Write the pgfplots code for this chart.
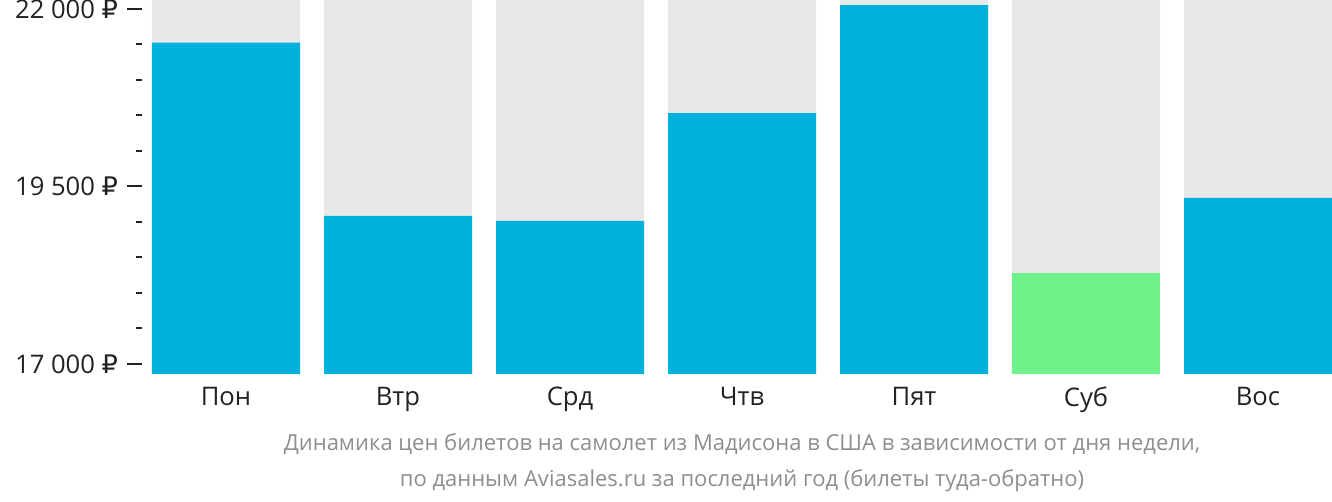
\documentclass[border=0pt]{standalone}
\usepackage{fontspec}
\setmainfont{Open Sans}
\newfontfamily\rubfont{DejaVu Sans}
\newcommand{\rub}{{\rubfont ₽}}
\usepackage{pgfplots}
\pgfplotsset{compat=1.18}
\definecolor{barblue}{HTML}{00B1DD}
\definecolor{bargreen}{HTML}{6EF28A}
\definecolor{bargrey}{HTML}{E8E8E8}
\definecolor{txt}{HTML}{222222}
\definecolor{cap}{HTML}{8E8E8E}
\begin{document}
\begin{tikzpicture}
\path[use as bounding box] (0,0) rectangle (666pt,251pt);
\begin{axis}[
  at={(71pt,64pt)}, anchor=south west,
  scale only axis, width=595pt, height=187pt,
  xmin=-0.48837, xmax=6.43023,
  ymin=16859, ymax=22127,
  ybar, bar width=0.8605, bar shift=0pt,
  axis line style={draw=none},
  axis x line*=bottom, axis y line*=left,
  xtick={0,1,2,3,4,5,6},
  xticklabels={Пон,Втр,Срд,Чтв,Пят,Суб,Вос},
  x tick style={draw=none},
  xticklabel style={font=\fontsize{12.8pt}{14pt}\selectfont, text=txt, yshift=4.5pt},
  ytick={17000,19500,22000},
  yticklabels={17 000 \rub,19 500 \rub,22 000 \rub},
  minor ytick={17500,18000,18500,19000,20000,20500,21000,21500},
  tick align=outside,
  major tick length=7.5pt, minor tick length=3pt,
  y tick style={line width=1pt, draw=txt},
  yticklabel style={font=\fontsize{12.8pt}{14pt}\selectfont, text=txt, xshift=-1pt},
  clip=true,
]
\addplot[fill=bargrey, draw=none] coordinates {(0,22127) (1,22127) (2,22127) (3,22127) (4,22127) (5,22127) (6,22127)};
\addplot[fill=barblue, draw=none] coordinates {(0,21525) (1,19085) (2,19015) (3,20535) (4,22056) (6,19338)};
\addplot[fill=bargreen, draw=none] coordinates {(5,18282)};
\end{axis}
\node[text=cap, font=\fontsize{11pt}{12pt}\selectfont] at (371pt,29pt) {Динамика цен билетов на самолет из Мадисона в США в зависимости от дня недели,};
\node[text=cap, font=\fontsize{11pt}{12pt}\selectfont] at (371pt,10.5pt) {по данным Aviasales.ru за последний год (билеты туда-обратно)};
\end{tikzpicture}
\end{document}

════════

WHAT YOU NEED TO DO: Without the images, write out each line of the data verbatim.

ANSWER FOR THE TASK:
Write the pgfplots code for this chart.
\documentclass[border=0pt]{standalone}
\usepackage{fontspec}
\setmainfont{Open Sans}
\newfontfamily\rubfont{DejaVu Sans}
\newcommand{\rub}{{\rubfont ₽}}
\usepackage{pgfplots}
\pgfplotsset{compat=1.18}
\definecolor{barblue}{HTML}{00B1DD}
\definecolor{bargreen}{HTML}{6EF28A}
\definecolor{bargrey}{HTML}{E8E8E8}
\definecolor{txt}{HTML}{222222}
\definecolor{cap}{HTML}{8E8E8E}
\begin{document}
\begin{tikzpicture}
\path[use as bounding box] (0,0) rectangle (666pt,251pt);
\begin{axis}[
  at={(71pt,64pt)}, anchor=south west,
  scale only axis, width=595pt, height=187pt,
  xmin=-0.48837, xmax=6.43023,
  ymin=16859, ymax=22127,
  ybar, bar width=0.8605, bar shift=0pt,
  axis line style={draw=none},
  axis x line*=bottom, axis y line*=left,
  xtick={0,1,2,3,4,5,6},
  xticklabels={Пон,Втр,Срд,Чтв,Пят,Суб,Вос},
  x tick style={draw=none},
  xticklabel style={font=\fontsize{12.8pt}{14pt}\selectfont, text=txt, yshift=4.5pt},
  ytick={17000,19500,22000},
  yticklabels={17 000 \rub,19 500 \rub,22 000 \rub},
  minor ytick={17500,18000,18500,19000,20000,20500,21000,21500},
  tick align=outside,
  major tick length=7.5pt, minor tick length=3pt,
  y tick style={line width=1pt, draw=txt},
  yticklabel style={font=\fontsize{12.8pt}{14pt}\selectfont, text=txt, xshift=-1pt},
  clip=true,
]
\addplot[fill=bargrey, draw=none] coordinates {(0,22127) (1,22127) (2,22127) (3,22127) (4,22127) (5,22127) (6,22127)};
\addplot[fill=barblue, draw=none] coordinates {(0,21525) (1,19085) (2,19015) (3,20535) (4,22056) (6,19338)};
\addplot[fill=bargreen, draw=none] coordinates {(5,18282)};
\end{axis}
\node[text=cap, font=\fontsize{11pt}{12pt}\selectfont] at (371pt,29pt) {Динамика цен билетов на самолет из Мадисона в США в зависимости от дня недели,};
\node[text=cap, font=\fontsize{11pt}{12pt}\selectfont] at (371pt,10.5pt) {по данным Aviasales.ru за последний год (билеты туда-обратно)};
\end{tikzpicture}
\end{document}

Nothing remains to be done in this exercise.